WRITTEN EXERCISE » The data below should be printed in full, exactly, and without any of its images.
--- Start DATA SEGMENT ---
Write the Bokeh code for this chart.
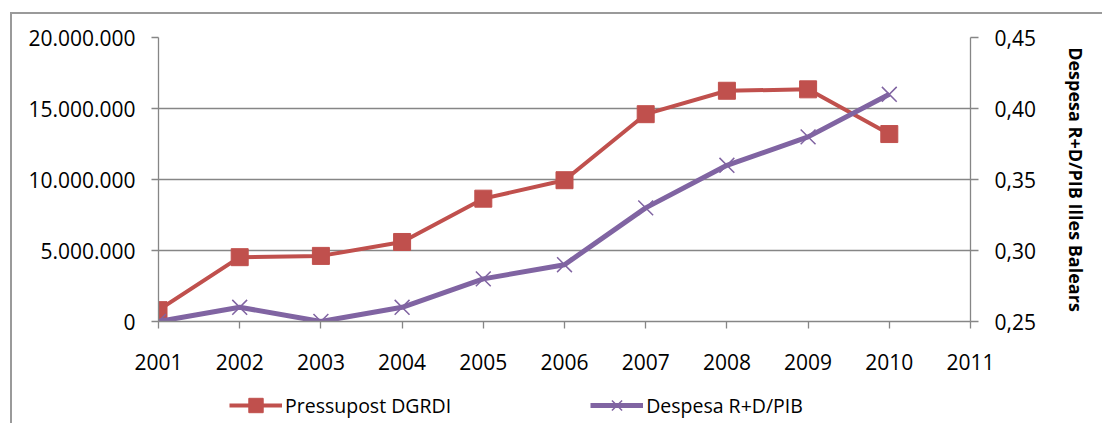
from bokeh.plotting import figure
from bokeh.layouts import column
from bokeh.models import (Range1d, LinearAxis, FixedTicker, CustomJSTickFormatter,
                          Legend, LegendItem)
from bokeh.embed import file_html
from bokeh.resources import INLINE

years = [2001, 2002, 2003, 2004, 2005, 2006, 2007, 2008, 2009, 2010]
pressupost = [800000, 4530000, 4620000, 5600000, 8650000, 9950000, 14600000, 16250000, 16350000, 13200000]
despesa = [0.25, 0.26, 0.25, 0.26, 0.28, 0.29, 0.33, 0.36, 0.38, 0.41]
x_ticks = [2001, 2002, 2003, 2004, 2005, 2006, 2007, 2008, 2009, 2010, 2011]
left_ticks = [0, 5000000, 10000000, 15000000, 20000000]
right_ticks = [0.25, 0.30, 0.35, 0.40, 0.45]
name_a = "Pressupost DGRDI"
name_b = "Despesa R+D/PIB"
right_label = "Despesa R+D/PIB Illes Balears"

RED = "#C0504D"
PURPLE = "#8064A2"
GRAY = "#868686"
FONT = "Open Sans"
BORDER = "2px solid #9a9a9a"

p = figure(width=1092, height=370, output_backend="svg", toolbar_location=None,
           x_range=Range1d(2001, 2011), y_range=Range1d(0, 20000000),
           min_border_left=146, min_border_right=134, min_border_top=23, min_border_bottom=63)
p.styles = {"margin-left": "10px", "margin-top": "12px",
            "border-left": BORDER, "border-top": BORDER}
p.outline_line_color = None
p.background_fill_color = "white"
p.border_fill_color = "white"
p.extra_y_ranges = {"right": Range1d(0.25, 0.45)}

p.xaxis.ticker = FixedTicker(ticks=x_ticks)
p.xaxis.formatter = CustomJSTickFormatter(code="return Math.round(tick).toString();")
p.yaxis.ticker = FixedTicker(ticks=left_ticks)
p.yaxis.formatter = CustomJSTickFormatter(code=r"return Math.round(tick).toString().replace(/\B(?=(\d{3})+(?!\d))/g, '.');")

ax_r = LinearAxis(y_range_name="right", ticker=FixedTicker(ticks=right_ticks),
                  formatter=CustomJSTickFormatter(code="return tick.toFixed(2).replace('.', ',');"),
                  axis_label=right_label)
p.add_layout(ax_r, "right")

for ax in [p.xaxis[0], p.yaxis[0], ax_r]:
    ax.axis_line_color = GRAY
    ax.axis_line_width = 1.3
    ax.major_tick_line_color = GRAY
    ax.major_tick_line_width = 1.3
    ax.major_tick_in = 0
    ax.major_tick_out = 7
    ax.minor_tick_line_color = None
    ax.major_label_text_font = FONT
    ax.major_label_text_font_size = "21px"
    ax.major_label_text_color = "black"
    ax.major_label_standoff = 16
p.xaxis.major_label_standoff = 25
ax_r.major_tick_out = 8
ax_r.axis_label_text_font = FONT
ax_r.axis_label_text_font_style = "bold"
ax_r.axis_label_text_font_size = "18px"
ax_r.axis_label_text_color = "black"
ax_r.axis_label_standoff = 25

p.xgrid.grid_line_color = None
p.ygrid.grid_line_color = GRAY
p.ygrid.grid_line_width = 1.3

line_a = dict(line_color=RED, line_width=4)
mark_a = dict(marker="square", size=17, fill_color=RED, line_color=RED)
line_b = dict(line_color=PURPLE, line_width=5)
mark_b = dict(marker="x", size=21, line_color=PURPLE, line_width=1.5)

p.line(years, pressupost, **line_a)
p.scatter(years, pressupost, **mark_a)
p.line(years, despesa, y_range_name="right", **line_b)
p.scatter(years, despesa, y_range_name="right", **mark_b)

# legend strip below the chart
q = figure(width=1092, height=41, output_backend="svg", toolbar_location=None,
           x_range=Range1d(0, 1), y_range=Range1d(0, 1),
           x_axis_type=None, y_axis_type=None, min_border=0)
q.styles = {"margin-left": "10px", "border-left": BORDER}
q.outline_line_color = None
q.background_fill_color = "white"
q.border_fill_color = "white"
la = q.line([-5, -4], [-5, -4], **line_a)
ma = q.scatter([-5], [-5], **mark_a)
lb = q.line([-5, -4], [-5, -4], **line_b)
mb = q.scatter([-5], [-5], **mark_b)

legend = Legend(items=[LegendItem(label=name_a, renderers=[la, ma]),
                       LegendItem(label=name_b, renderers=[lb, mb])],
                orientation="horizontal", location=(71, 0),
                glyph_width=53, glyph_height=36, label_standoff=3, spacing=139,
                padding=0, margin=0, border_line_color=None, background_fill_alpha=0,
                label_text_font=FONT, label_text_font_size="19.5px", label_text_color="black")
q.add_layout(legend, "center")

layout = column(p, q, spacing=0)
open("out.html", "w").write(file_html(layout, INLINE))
--- End DATA SEGMENT ---
FINISHED TASK »
Write the Bokeh code for this chart.
from bokeh.plotting import figure
from bokeh.layouts import column
from bokeh.models import (Range1d, LinearAxis, FixedTicker, CustomJSTickFormatter,
                          Legend, LegendItem)
from bokeh.embed import file_html
from bokeh.resources import INLINE

years = [2001, 2002, 2003, 2004, 2005, 2006, 2007, 2008, 2009, 2010]
pressupost = [800000, 4530000, 4620000, 5600000, 8650000, 9950000, 14600000, 16250000, 16350000, 13200000]
despesa = [0.25, 0.26, 0.25, 0.26, 0.28, 0.29, 0.33, 0.36, 0.38, 0.41]
x_ticks = [2001, 2002, 2003, 2004, 2005, 2006, 2007, 2008, 2009, 2010, 2011]
left_ticks = [0, 5000000, 10000000, 15000000, 20000000]
right_ticks = [0.25, 0.30, 0.35, 0.40, 0.45]
name_a = "Pressupost DGRDI"
name_b = "Despesa R+D/PIB"
right_label = "Despesa R+D/PIB Illes Balears"

RED = "#C0504D"
PURPLE = "#8064A2"
GRAY = "#868686"
FONT = "Open Sans"
BORDER = "2px solid #9a9a9a"

p = figure(width=1092, height=370, output_backend="svg", toolbar_location=None,
           x_range=Range1d(2001, 2011), y_range=Range1d(0, 20000000),
           min_border_left=146, min_border_right=134, min_border_top=23, min_border_bottom=63)
p.styles = {"margin-left": "10px", "margin-top": "12px",
            "border-left": BORDER, "border-top": BORDER}
p.outline_line_color = None
p.background_fill_color = "white"
p.border_fill_color = "white"
p.extra_y_ranges = {"right": Range1d(0.25, 0.45)}

p.xaxis.ticker = FixedTicker(ticks=x_ticks)
p.xaxis.formatter = CustomJSTickFormatter(code="return Math.round(tick).toString();")
p.yaxis.ticker = FixedTicker(ticks=left_ticks)
p.yaxis.formatter = CustomJSTickFormatter(code=r"return Math.round(tick).toString().replace(/\B(?=(\d{3})+(?!\d))/g, '.');")

ax_r = LinearAxis(y_range_name="right", ticker=FixedTicker(ticks=right_ticks),
                  formatter=CustomJSTickFormatter(code="return tick.toFixed(2).replace('.', ',');"),
                  axis_label=right_label)
p.add_layout(ax_r, "right")

for ax in [p.xaxis[0], p.yaxis[0], ax_r]:
    ax.axis_line_color = GRAY
    ax.axis_line_width = 1.3
    ax.major_tick_line_color = GRAY
    ax.major_tick_line_width = 1.3
    ax.major_tick_in = 0
    ax.major_tick_out = 7
    ax.minor_tick_line_color = None
    ax.major_label_text_font = FONT
    ax.major_label_text_font_size = "21px"
    ax.major_label_text_color = "black"
    ax.major_label_standoff = 16
p.xaxis.major_label_standoff = 25
ax_r.major_tick_out = 8
ax_r.axis_label_text_font = FONT
ax_r.axis_label_text_font_style = "bold"
ax_r.axis_label_text_font_size = "18px"
ax_r.axis_label_text_color = "black"
ax_r.axis_label_standoff = 25

p.xgrid.grid_line_color = None
p.ygrid.grid_line_color = GRAY
p.ygrid.grid_line_width = 1.3

line_a = dict(line_color=RED, line_width=4)
mark_a = dict(marker="square", size=17, fill_color=RED, line_color=RED)
line_b = dict(line_color=PURPLE, line_width=5)
mark_b = dict(marker="x", size=21, line_color=PURPLE, line_width=1.5)

p.line(years, pressupost, **line_a)
p.scatter(years, pressupost, **mark_a)
p.line(years, despesa, y_range_name="right", **line_b)
p.scatter(years, despesa, y_range_name="right", **mark_b)

# legend strip below the chart
q = figure(width=1092, height=41, output_backend="svg", toolbar_location=None,
           x_range=Range1d(0, 1), y_range=Range1d(0, 1),
           x_axis_type=None, y_axis_type=None, min_border=0)
q.styles = {"margin-left": "10px", "border-left": BORDER}
q.outline_line_color = None
q.background_fill_color = "white"
q.border_fill_color = "white"
la = q.line([-5, -4], [-5, -4], **line_a)
ma = q.scatter([-5], [-5], **mark_a)
lb = q.line([-5, -4], [-5, -4], **line_b)
mb = q.scatter([-5], [-5], **mark_b)

legend = Legend(items=[LegendItem(label=name_a, renderers=[la, ma]),
                       LegendItem(label=name_b, renderers=[lb, mb])],
                orientation="horizontal", location=(71, 0),
                glyph_width=53, glyph_height=36, label_standoff=3, spacing=139,
                padding=0, margin=0, border_line_color=None, background_fill_alpha=0,
                label_text_font=FONT, label_text_font_size="19.5px", label_text_color="black")
q.add_layout(legend, "center")

layout = column(p, q, spacing=0)
open("out.html", "w").write(file_html(layout, INLINE))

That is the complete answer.